**AIM OF THE TASK:**
Select the lines of the records containing the word "that" and list them.

# start of MATERIAL FOR THE TASK

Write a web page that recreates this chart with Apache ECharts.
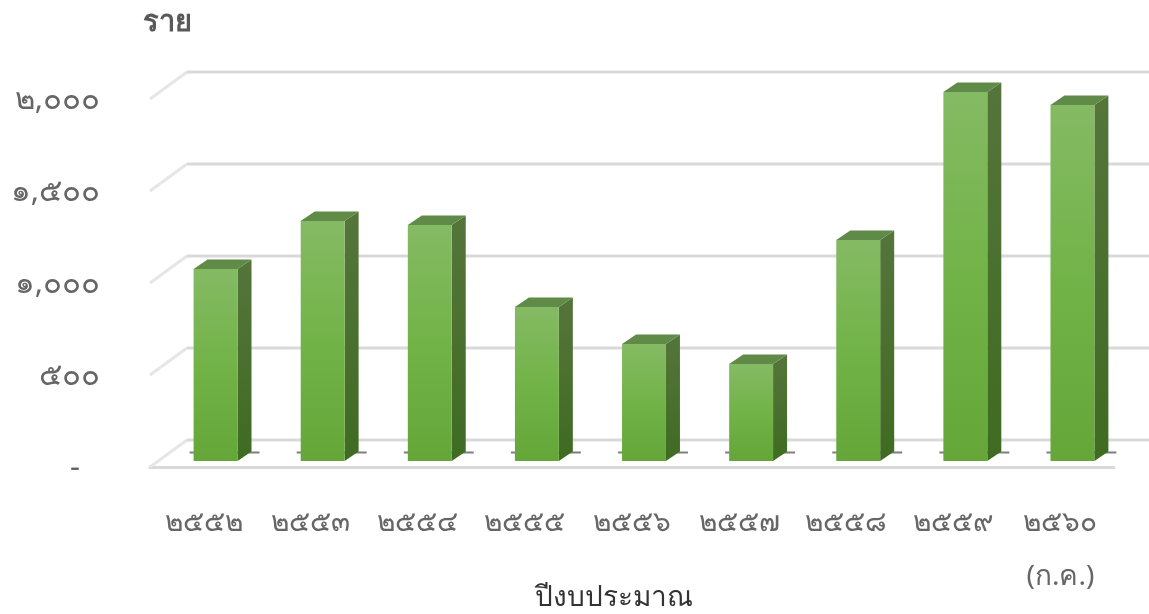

# end of MATERIAL FOR THE TASK
# start of MATERIAL FOR THE TASK

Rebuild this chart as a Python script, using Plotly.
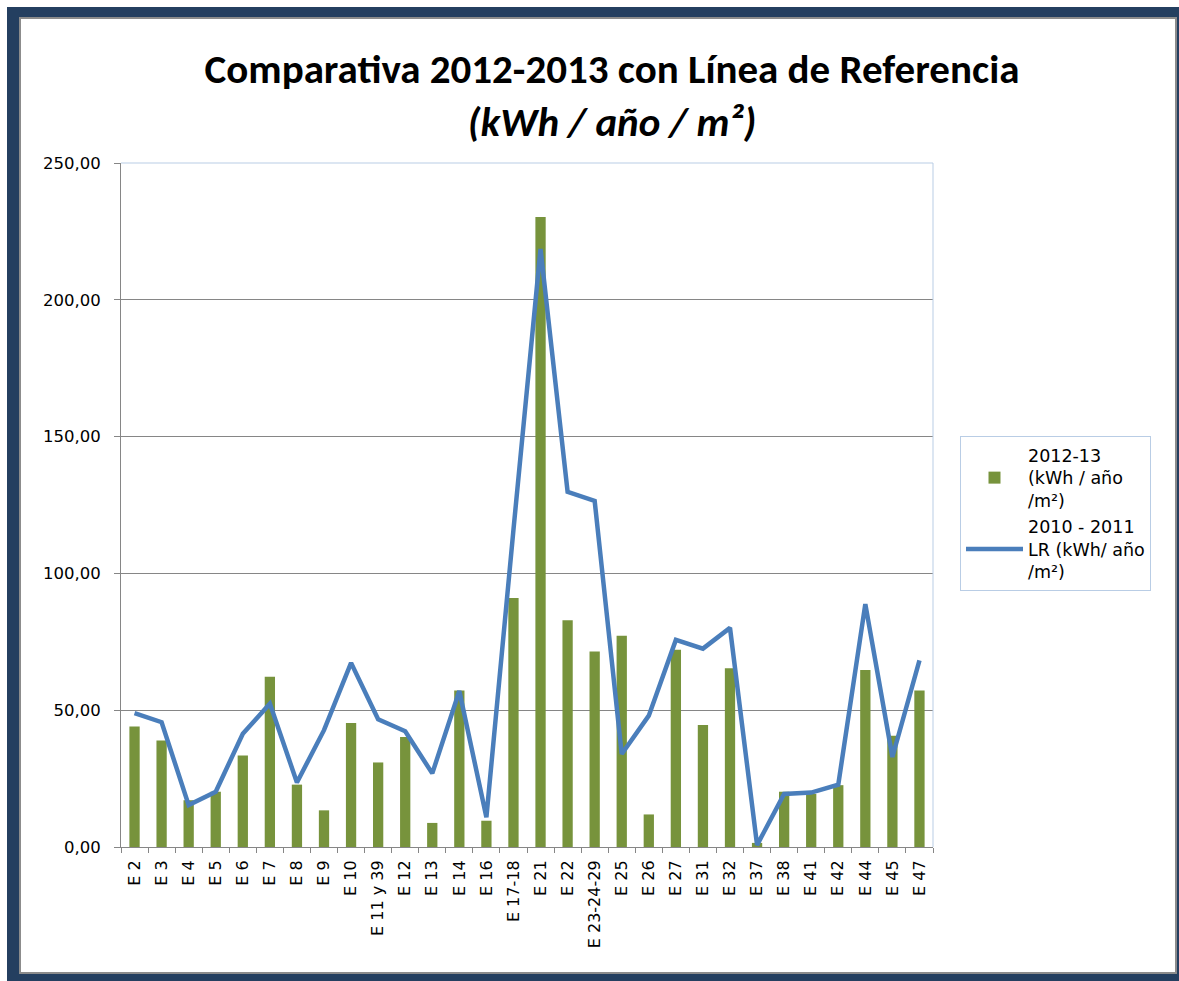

# end of MATERIAL FOR THE TASK
# start of MATERIAL FOR THE TASK

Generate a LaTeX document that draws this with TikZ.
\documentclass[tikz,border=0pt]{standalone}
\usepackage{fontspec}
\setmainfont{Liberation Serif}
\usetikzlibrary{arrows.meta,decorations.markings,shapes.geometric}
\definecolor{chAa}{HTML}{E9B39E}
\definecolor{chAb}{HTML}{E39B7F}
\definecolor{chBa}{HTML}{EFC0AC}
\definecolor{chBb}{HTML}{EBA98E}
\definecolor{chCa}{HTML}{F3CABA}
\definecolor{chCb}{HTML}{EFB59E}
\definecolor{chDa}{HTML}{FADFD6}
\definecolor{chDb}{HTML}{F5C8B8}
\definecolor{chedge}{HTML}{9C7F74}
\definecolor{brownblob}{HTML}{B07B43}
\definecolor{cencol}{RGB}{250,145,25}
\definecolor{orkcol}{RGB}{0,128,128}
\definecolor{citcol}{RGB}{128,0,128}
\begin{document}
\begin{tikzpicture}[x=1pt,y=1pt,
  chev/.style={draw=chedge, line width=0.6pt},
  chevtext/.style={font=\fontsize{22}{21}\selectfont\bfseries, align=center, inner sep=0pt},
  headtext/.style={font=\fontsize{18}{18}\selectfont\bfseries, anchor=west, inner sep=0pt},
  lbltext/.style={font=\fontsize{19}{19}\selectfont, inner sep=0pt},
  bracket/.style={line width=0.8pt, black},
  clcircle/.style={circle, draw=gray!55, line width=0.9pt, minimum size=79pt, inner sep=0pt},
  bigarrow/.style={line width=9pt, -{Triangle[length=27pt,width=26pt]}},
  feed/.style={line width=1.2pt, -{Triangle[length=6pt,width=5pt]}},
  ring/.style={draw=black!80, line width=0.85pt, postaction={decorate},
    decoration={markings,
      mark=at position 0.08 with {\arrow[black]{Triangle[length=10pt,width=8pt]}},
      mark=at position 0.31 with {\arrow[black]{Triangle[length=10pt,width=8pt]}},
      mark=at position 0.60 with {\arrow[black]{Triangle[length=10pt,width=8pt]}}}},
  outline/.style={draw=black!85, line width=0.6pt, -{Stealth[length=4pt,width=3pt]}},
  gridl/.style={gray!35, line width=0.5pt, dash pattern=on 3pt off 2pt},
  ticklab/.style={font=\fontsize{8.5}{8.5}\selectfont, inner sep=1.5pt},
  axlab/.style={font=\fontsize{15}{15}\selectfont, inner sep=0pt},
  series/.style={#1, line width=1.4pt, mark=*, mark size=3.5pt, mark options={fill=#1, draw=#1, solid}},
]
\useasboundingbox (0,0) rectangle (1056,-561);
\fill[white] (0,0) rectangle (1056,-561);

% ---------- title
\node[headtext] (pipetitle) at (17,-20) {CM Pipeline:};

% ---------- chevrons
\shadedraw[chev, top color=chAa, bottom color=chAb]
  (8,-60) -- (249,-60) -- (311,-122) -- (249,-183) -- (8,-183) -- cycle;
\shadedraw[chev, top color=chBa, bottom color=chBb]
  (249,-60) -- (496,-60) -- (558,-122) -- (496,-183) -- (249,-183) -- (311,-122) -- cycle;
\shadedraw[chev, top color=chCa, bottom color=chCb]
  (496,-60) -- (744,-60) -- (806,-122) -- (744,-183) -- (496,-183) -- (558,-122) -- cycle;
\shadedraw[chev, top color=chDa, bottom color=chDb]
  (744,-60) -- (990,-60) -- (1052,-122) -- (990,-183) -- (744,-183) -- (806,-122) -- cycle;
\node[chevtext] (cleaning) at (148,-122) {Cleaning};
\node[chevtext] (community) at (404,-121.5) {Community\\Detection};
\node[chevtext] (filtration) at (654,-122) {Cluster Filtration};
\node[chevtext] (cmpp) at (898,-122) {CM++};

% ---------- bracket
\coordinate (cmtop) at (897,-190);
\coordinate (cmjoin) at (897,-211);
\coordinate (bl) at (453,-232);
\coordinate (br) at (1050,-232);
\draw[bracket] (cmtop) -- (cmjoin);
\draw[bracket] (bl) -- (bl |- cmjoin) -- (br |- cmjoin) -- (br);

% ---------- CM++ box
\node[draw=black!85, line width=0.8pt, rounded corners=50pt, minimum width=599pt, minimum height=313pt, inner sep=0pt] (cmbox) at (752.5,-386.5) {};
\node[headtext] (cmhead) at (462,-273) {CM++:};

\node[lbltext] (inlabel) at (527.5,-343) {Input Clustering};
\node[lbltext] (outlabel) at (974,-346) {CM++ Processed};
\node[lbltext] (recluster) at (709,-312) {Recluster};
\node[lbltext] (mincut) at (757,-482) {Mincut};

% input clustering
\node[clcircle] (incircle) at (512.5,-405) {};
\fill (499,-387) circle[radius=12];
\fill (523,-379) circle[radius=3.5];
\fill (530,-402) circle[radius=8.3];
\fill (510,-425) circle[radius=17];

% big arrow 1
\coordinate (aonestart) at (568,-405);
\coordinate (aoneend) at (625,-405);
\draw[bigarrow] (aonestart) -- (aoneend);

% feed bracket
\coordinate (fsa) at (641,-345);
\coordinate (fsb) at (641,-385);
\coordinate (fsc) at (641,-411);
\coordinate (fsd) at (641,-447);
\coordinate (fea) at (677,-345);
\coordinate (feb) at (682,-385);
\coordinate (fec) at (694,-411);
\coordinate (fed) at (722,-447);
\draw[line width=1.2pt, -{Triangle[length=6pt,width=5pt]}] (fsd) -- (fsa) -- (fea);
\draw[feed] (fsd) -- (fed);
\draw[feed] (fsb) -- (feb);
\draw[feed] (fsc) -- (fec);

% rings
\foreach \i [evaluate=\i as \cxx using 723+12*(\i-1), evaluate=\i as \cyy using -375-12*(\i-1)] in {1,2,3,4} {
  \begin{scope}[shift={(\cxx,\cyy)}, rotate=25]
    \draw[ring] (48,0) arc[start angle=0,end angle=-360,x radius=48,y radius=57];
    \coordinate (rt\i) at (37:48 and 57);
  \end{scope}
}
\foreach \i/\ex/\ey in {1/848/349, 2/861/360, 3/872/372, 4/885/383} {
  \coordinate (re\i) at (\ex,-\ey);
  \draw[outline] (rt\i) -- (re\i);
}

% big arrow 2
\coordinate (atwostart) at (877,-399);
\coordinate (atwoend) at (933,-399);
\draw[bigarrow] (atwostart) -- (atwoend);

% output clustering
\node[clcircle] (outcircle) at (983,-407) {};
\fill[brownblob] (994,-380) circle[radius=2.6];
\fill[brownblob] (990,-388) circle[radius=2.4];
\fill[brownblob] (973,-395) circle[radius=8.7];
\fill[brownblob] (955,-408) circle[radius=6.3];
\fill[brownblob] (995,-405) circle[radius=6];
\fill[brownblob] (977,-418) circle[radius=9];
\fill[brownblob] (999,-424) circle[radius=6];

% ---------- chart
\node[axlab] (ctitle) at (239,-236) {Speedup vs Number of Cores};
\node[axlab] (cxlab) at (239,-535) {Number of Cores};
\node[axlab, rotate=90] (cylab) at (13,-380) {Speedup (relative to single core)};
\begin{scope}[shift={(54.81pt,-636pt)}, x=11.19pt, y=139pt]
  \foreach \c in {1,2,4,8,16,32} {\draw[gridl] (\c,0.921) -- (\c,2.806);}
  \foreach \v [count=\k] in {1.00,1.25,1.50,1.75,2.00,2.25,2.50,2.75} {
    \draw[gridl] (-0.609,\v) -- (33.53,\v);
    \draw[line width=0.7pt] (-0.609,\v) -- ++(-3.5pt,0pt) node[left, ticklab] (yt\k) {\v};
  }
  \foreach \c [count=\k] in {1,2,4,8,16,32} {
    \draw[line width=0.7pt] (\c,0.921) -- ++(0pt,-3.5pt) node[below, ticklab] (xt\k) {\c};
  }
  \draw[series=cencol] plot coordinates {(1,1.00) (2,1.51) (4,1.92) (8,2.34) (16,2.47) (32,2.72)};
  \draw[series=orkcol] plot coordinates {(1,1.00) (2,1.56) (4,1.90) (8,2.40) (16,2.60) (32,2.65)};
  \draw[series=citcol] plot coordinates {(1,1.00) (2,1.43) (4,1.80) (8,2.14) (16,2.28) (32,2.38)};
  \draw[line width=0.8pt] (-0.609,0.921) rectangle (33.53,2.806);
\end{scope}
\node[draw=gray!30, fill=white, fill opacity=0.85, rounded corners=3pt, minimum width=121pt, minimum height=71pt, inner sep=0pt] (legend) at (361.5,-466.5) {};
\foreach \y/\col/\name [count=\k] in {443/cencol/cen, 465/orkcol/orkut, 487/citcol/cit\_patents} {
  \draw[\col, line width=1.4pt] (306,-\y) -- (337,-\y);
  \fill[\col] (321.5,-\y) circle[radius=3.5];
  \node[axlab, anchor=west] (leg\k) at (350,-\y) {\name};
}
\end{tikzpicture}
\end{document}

# end of MATERIAL FOR THE TASK

**WRITTEN RESPONSE:**
Write a web page that recreates this chart with Apache ECharts.
Generate a LaTeX document that draws this with TikZ.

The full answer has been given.